Sweets, now a contributing editor at The American, knew that Mandela had gone out for an early morning stroll in D.C. Mandela told Sweets that his exercise program was left over from his boxing days in prison. In his autobiography The Long Walk to Freedom, Mandela writes, “Boxing is egalitarian. In the ring, rank, age, color and wealth are irrelevant.”
Mandela told Sweets that the boxing workouts he used as a stress reliever in prison remained extremely important to his health.
“Not only was I chatting it up with the world’s greatest freedom fighter ever to wield a moral compass, but he cared enough to tell me to get daily exercise to stay strong,” Sweets said. “I’ll never forget that brief exchange with the strongest gentle giant of my generation.”

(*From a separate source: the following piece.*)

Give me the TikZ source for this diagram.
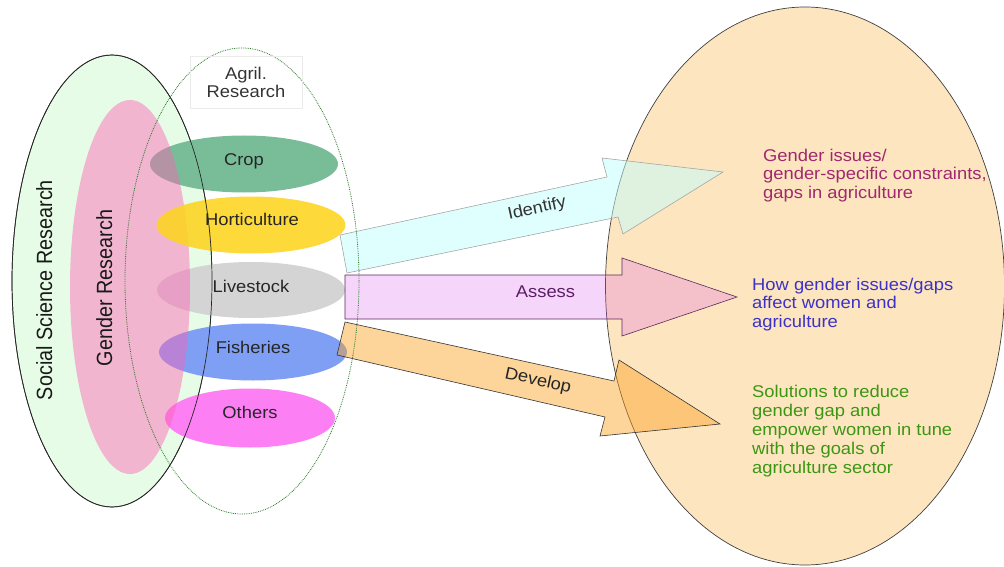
\documentclass[tikz,border=0pt]{standalone}
\usepackage{fontspec}
\setmainfont{Liberation Sans}
\newfontfamily\hfont{Liberation Sans}[FakeStretch=1.08]
\newfontfamily\vfont{Liberation Sans}[FakeStretch=0.9]
\usetikzlibrary{shapes.geometric}
\definecolor{socfill}{RGB}{230,252,230}
\definecolor{gendfill}{RGB}{255,96,179}
\definecolor{cropc}{RGB}{120,189,152}
\definecolor{hortc}{RGB}{253,212,31}
\definecolor{livec}{RGB}{212,212,212}
\definecolor{fishc}{RGB}{127,159,245}
\definecolor{othc}{RGB}{252,128,244}
\definecolor{outc}{RGB}{253,229,192}
\definecolor{idc}{RGB}{192,255,255}
\definecolor{asc}{RGB}{220,88,236}
\definecolor{dvc}{RGB}{251,160,31}
\definecolor{asdraw}{RGB}{90,40,90}
\definecolor{t1}{RGB}{160,40,110}
\definecolor{t2}{RGB}{60,50,200}
\definecolor{t3}{RGB}{60,150,20}
\definecolor{agrc}{RGB}{40,120,40}
\definecolor{asstxt}{RGB}{90,30,100}
\begin{document}
\begin{tikzpicture}[x=1pt,y=-1pt,
  oval/.style={ellipse, inner sep=0pt, outer sep=0pt},
  lbl/.style={font=\hfont\fontsize{17}{18.5}\selectfont, text=black!85, inner sep=0pt, anchor=base},
  vlbl/.style={font=\vfont\fontsize{22}{24}\selectfont, text=black!90, inner sep=0pt, anchor=base, rotate=90},
  outtxt/.style={font=\hfont\fontsize{17}{18.5}\selectfont, inner sep=0pt, anchor=north west, align=left},
  blockarrow/.style={line join=miter, line width=0.6pt}
]
\useasboundingbox (0,0) rectangle (1004,567);
% social science
\node[oval, fill=socfill, draw=black!85, line width=0.7pt, minimum width=200, minimum height=452] (social) at (112,281) {};
% colored ellipses under the pink
\node[oval, fill=cropc, minimum width=188, minimum height=57] (crop) at (244,164) {};
\node[oval, fill=livec, minimum width=188, minimum height=56] (live) at (251,290) {};
\node[oval, fill=fishc, minimum width=188, minimum height=57] (fish) at (253,352) {};
\node[oval, fill=othc, minimum width=170, minimum height=59] (others) at (250,418) {};
% gender research
\node[oval, fill=gendfill, fill opacity=0.45, minimum width=120, minimum height=374] (gender) at (130,287) {};
% horticulture on top
\node[oval, fill=hortc, fill opacity=0.88, minimum width=189, minimum height=57] (hort) at (251,225) {};
% social border again
\draw[black!85, line width=0.7pt] (social.center) ellipse [x radius=100, y radius=226];
% outcome ellipse
\node[oval, fill=outc, draw=black!75, line width=0.7pt, minimum width=399, minimum height=558] (outcome) at (805,286) {};
% arrows
\filldraw[blockarrow, fill=idc, fill opacity=0.5, draw=black!35]
  (340,235) -- (607,177) -- (602,158) -- (723,172) -- (623,234) -- (618,217) -- (347,273) -- cycle;
\filldraw[blockarrow, fill=asc, fill opacity=0.25, draw=asdraw]
  (345,275) -- (622,275) -- (622,258) -- (737,297) -- (622,336) -- (622,319) -- (345,319) -- cycle;
\filldraw[blockarrow, fill=dvc, fill opacity=0.45, draw=black!80]
  (345,322) -- (614,381) -- (619,360) -- (720,424) -- (600,436) -- (605,417) -- (337,355) -- cycle;
% agril ring
\node[oval, draw=agrc, densely dotted, line width=0.8pt, minimum width=234, minimum height=466] (agril) at (242,281) {};
\node[draw=black!8, minimum width=112, minimum height=52, align=center, inner sep=0pt,
  font=\hfont\fontsize{17}{18}\selectfont, text=black!80] (agriltxt) at (246,82) {Agril.\\Research};
% labels
\node[vlbl] (soctxt) at (52,290) {Social Science Research};
\node[vlbl] (gentxt) at (112,288) {Gender Research};
\node[lbl] (croptxt) at (244,165) {Crop};
\node[lbl] (horttxt) at (252,225) {Horticulture};
\node[lbl] (livetxt) at (251,292) {Livestock};
\node[lbl] (fishtxt) at (253,353) {Fisheries};
\node[lbl] (othtxt) at (250,418) {Others};
\node[lbl, anchor=center, rotate=12.3, text=black!80] (idtxt) at (537,209) {Identify};
\node[lbl, text=asstxt] (astxt) at (545.5,297) {Assess};
\node[lbl, anchor=center, rotate=-12.4, text=black!85] (dvtxt) at (538,381) {Develop};
\node[outtxt, text=t1] (out1) at (763,148.6) {Gender issues/\\gender-specific constraints,\\gaps in agriculture};
\node[outtxt, text=t2] (out2) at (752,277.6) {How gender issues/gaps\\affect women and\\agriculture};
\node[outtxt, text=t3, font=\hfont\fontsize{17}{19}\selectfont] (out3) at (752,384.6) {Solutions to reduce\\gender gap and\\empower women in tune\\with the goals of\\agriculture sector};
\end{tikzpicture}
\end{document}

On Oct. 7 1994, St. Louis native Wayman F. Smith III, then board chair at Howard University, bestowed on Mandela an honorary Doctor of Laws degree. Smith’s daughter, Kymberly Smith Jackson, remembers talking with her father about his experience.

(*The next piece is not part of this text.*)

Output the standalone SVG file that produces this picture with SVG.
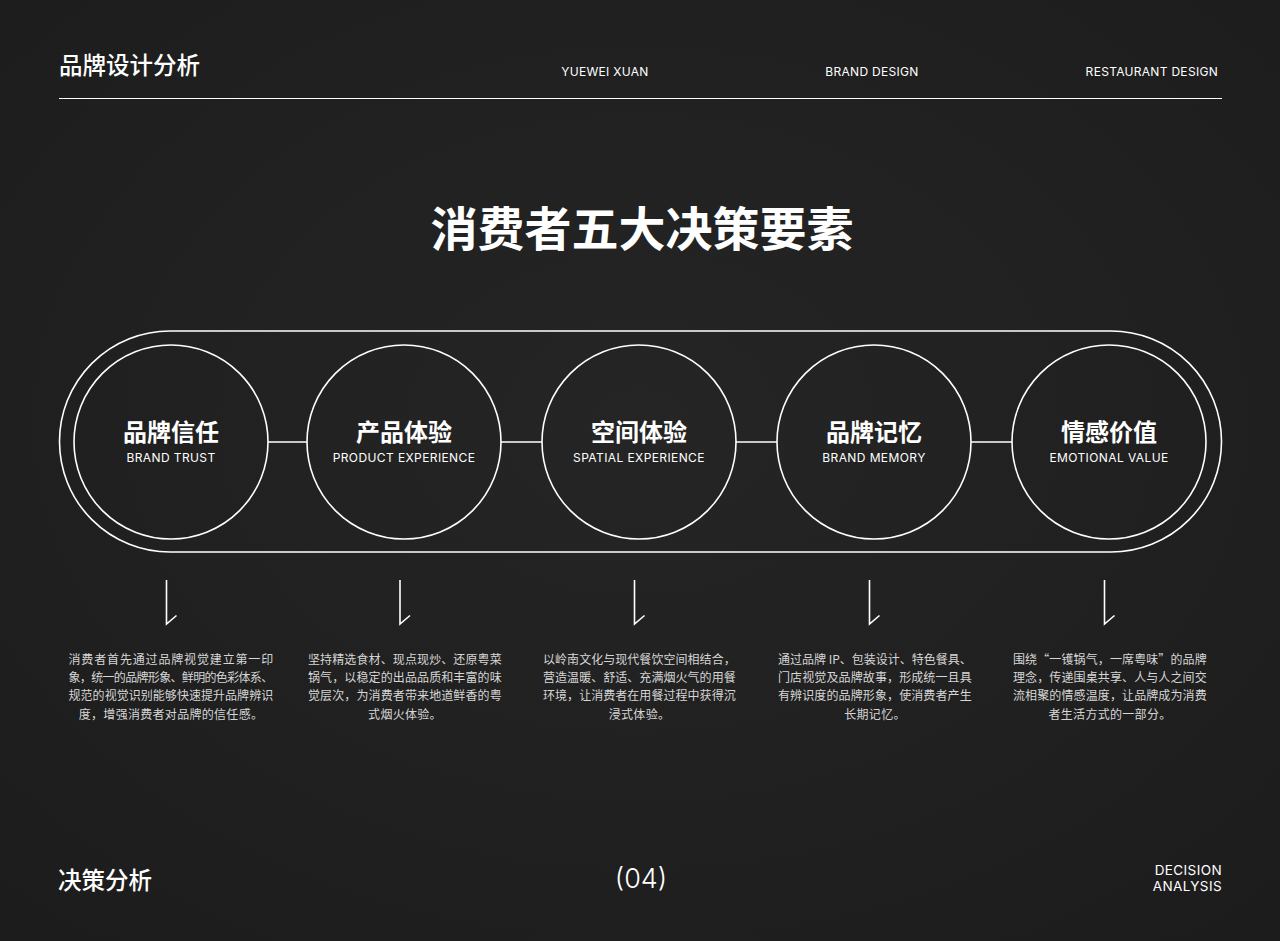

“The opportunity to give a tribute to such an icon was something that my father took very seriously,” Jackson said, especially given his personal experience growing up in racial segregation as part of a black family in North St. Louis.
Smith deeply admired how Mandela never let his experience of racism get the best of him, she said. Jackson, who also met Mandela that day, said that Mandela’s presence was infectious.

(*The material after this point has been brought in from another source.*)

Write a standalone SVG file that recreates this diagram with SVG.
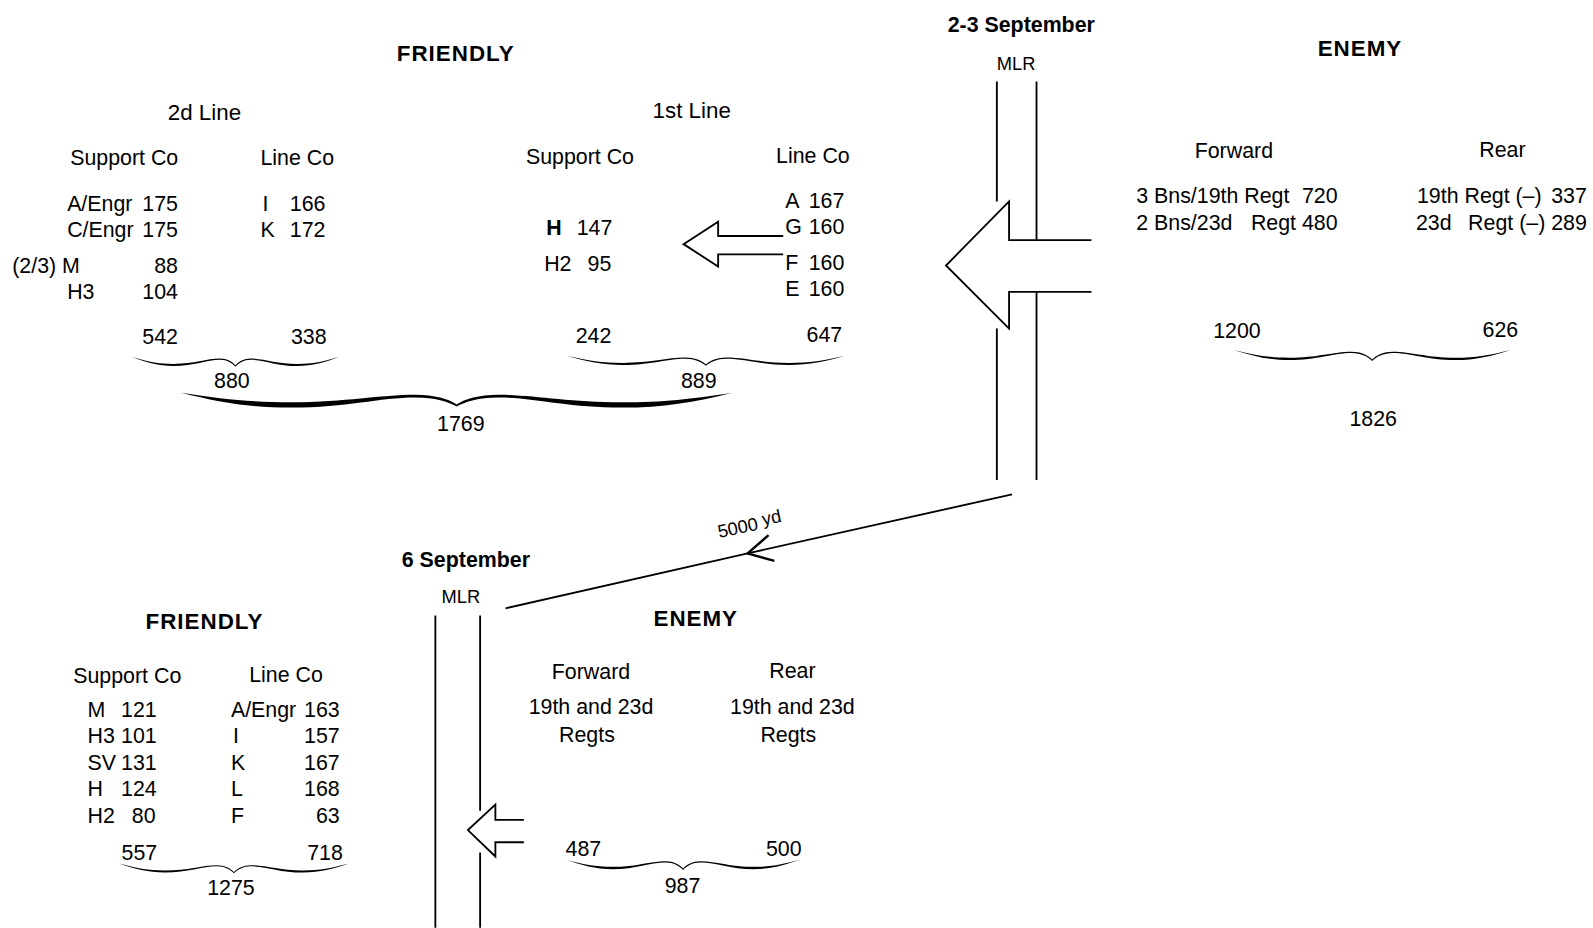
<svg xmlns="http://www.w3.org/2000/svg" width="1593" height="928" viewBox="0 0 1593 928">
<style>
text{font-family:"Liberation Sans",Arial,sans-serif;font-size:21px;fill:#000}
.m{text-anchor:middle}
.e{text-anchor:end}
.h{font-weight:bold;font-size:22px;letter-spacing:1px}
.d{font-weight:bold;font-size:21px}
.s{font-size:18px}
.sub{font-size:22px}
.ln{stroke:#000;stroke-width:1.8;fill:none}
</style>
<defs>
<path id="brace" d="M0,0 C15,6 25,9 40,9 C60,9 72,2 85,2 C92,2 97,6 100,11 C103,6 108,2 115,2 C128,2 140,9 160,9 C175,9 185,6 200,0 C186,7 175,11.8 160,11.8 C140,11.8 128,3.6 115,3.6 C108,3.6 103,8 100,12.8 C97,8 92,3.6 85,3.6 C72,3.6 60,11.8 40,11.8 C25,11.8 14,7 0,0 Z"/>
<path id="braceBig" d="M0,0 C15,6 25,9 40,9 C60,9 72,2 85,2 C92,2 97,6 100,11 C103,6 108,2 115,2 C128,2 140,9 160,9 C175,9 185,6 200,0 C186,9 175,14 160,14 C140,14 128,4.5 115,4.5 C108,4.5 103,8.5 100,13 C97,8.5 92,4.5 85,4.5 C72,4.5 60,14 40,14 C25,14 14,9 0,0 Z"/>
<marker id="chev" markerUnits="userSpaceOnUse" markerWidth="40" markerHeight="40" refX="0" refY="0" viewBox="-30 -20 40 40" orient="auto">
<path d="M-24,-13 L0,0 L-24,13" fill="none" stroke="#000" stroke-width="2.4"/>
</marker>
</defs>
<rect width="1593" height="928" fill="#fff"/>
<g transform="scale(1.0172)">

<g id="connectors">
<path class="ln" d="M980,80 V198 M980,323 V472 M1019,80 V236 M1019,287 V472"/>
<path class="ln" d="M428,605 V912 M472,605 V797 M472,838 V912"/>
<path id="arrow-enemy-top" class="ln" d="M1073,236 H992 V198 L930,261 L992,323 V287 H1073"/>
<path id="arrow-first-line" class="ln" d="M770,232 H706 V218 L672,240 L706,262 V250 H770"/>
<path id="arrow-enemy-bottom" class="ln" d="M515,806 H487 V791 L460,816 L487,842 V828 H515"/>
<path id="withdrawal" class="ln" d="M995,486 L735,544 L497,598" marker-mid="url(#chev)"/>
<text x="707" y="529" class="s" transform="rotate(-12 707 529)">5000 <tspan dy="-3">yd</tspan></text>
</g>

<g id="top-headings">
<text x="448" y="60" class="m h">FRIENDLY</text>
<text x="1004" y="31" class="m d">2-3 September</text>
<text x="999" y="69" class="m s">MLR</text>
<text x="1337" y="55" class="m h">ENEMY</text>
</g>

<g id="friendly-2d-line">
<text x="201" y="118" class="m sub">2d Line</text>
<text x="69" y="162">Support Co</text>
<text x="256" y="162">Line Co</text>
<text x="66" y="207">A/Engr</text><text x="175" y="207" class="e">175</text>
<text x="66" y="233">C/Engr</text><text x="175" y="233" class="e">175</text>
<text x="12" y="268">(2/3) M</text><text x="175" y="268" class="e">88</text>
<text x="66" y="294">H3</text><text x="175" y="294" class="e">104</text>
<text x="258" y="207">I</text><text x="320" y="207" class="e">166</text>
<text x="256" y="233">K</text><text x="320" y="233" class="e">172</text>
<text x="175" y="338" class="e">542</text>
<text x="321" y="338" class="e">338</text>
<use href="#brace" transform="translate(130,351) scale(1.015,0.75)"/>
<text x="228" y="381" class="m">880</text>
</g>

<g id="friendly-1st-line">
<text x="680" y="116" class="m sub">1st Line</text>
<text x="517" y="161">Support Co</text>
<text x="763" y="160">Line Co</text>
<text x="537" y="231" font-weight="bold">H</text><text x="602" y="231" class="e">147</text>
<text x="535" y="266">H2</text><text x="601" y="266" class="e">95</text>
<text x="772" y="204">A</text><text x="795" y="204">167</text>
<text x="772" y="230">G</text><text x="795" y="230">160</text>
<text x="772" y="265">F</text><text x="795" y="265">160</text>
<text x="772" y="291">E</text><text x="795" y="291">160</text>
<text x="601" y="337" class="e">242</text>
<text x="828" y="336" class="e">647</text>
<use href="#brace" transform="translate(558,350) scale(1.36,0.75)"/>
<text x="687" y="381" class="m">889</text>
</g>

<g id="friendly-total-top">
<use href="#braceBig" transform="translate(178,386) scale(2.71,1.05)"/>
<text x="453" y="424" class="m">1769</text>
</g>

<g id="enemy-top">
<text x="1213" y="155" class="m">Forward</text>
<text x="1477" y="154" class="m">Rear</text>
<text x="1117" y="200">3 Bns/19th Regt</text><text x="1315" y="200" class="e">720</text>
<text x="1117" y="226">2 Bns/23d</text><text x="1315" y="226" class="e">Regt 480</text>
<text x="1393" y="200">19th Regt (–)</text><text x="1560" y="200" class="e">337</text>
<text x="1392" y="226">23d</text><text x="1560" y="226" class="e">Regt (–) 289</text>
<text x="1216" y="332" class="m">1200</text>
<text x="1475" y="331" class="m">626</text>
<use href="#brace" transform="translate(1213,344) scale(1.36,0.85)"/>
<text x="1350" y="419" class="m">1826</text>
</g>

<g id="bottom-headings">
<text x="395" y="557" class="d">6 September</text>
<text x="453" y="593" class="m s">MLR</text>
<text x="201" y="618" class="m h">FRIENDLY</text>
<text x="684" y="615" class="m h">ENEMY</text>
</g>

<g id="friendly-bottom">
<text x="72" y="671">Support Co</text>
<text x="245" y="670">Line Co</text>
<text x="86" y="705">M</text><text x="119" y="705">121</text>
<text x="86" y="730">H3</text><text x="119" y="730">101</text>
<text x="86" y="757">SV</text><text x="119" y="757">131</text>
<text x="86" y="783">H</text><text x="119" y="783">124</text>
<text x="86" y="809">H2</text><text x="153" y="809" class="e">80</text>
<text x="227" y="705">A/Engr</text><text x="334" y="705" class="e">163</text>
<text x="229" y="730">I</text><text x="334" y="730" class="e">157</text>
<text x="227" y="757">K</text><text x="334" y="757" class="e">167</text>
<text x="227" y="783">L</text><text x="334" y="783" class="e">168</text>
<text x="227" y="809">F</text><text x="334" y="809" class="e">63</text>
<text x="137" y="845" class="m">557</text>
<text x="337" y="845" class="e">718</text>
<use href="#brace" transform="translate(117,849) scale(1.13,0.75)"/>
<text x="227" y="880" class="m">1275</text>
</g>

<g id="enemy-bottom">
<text x="581" y="668" class="m">Forward</text>
<text x="779" y="667" class="m">Rear</text>
<text x="581" y="702" class="m">19th and 23d</text>
<text x="577" y="729" class="m">Regts</text>
<text x="779" y="702" class="m">19th and 23d</text>
<text x="775" y="729" class="m">Regts</text>
<text x="556" y="842">487</text>
<text x="788" y="842" class="e">500</text>
<use href="#brace" transform="translate(556,845) scale(1.155,0.8)"/>
<text x="671" y="878" class="m">987</text>
</g>
</g>
</svg>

“His presence was so positive and so large, you could feel the energy of all the things he stood for,” she said. “Mr. Mandela came across as such as humble person. He was genuinely as glad to meet us as we were to meet him.”
‘Depth of his empathy’
In his memorial speech, Obama said Mandela understood the ties that bind the human spirit. Mandela’s greatest gift was his recognition that we are all bound together, Obama said, and Mandela showed that in many unexpected ways.
A year after Mandela’s election, South Africa hosted the Rugby World Cup. At the time, the nation’s black majority loathed the Afrikaner’s beloved Springbok rugby team. Rather than dismantling a team that represented apartheid for many, Mandela asked the country to unite and rally behind the players. Before the final game where the Springboks won the championship, Mandela went out onto the field, before a 95-percent white crowd, wearing the green Springbok jersey – widely known as a symbol of oppression. The white crowd showed their new acceptance for his leadership by chanting, “Nelson, Nelson!”
“We remember the gestures, large and small – introducing his jailers as honored guests at his inauguration; taking a pitch in a Springbok uniform; turning his family’s heartbreak into a call to confront HIV/AIDS – that revealed the depth of his empathy and his understanding,” Obama said.
Obama also referred to Mandela by his familiar nickname, Madiba, in bidding him farewell.
“It took a man like Madiba to free not just the prisoner, but the jailer as well,” Obama said, earning a loud applause. “Madiba’s passing is rightly a time of mourning, and a time to celebrate a heroic life. But I believe it should also prompt in each of us a time for self-reflection.”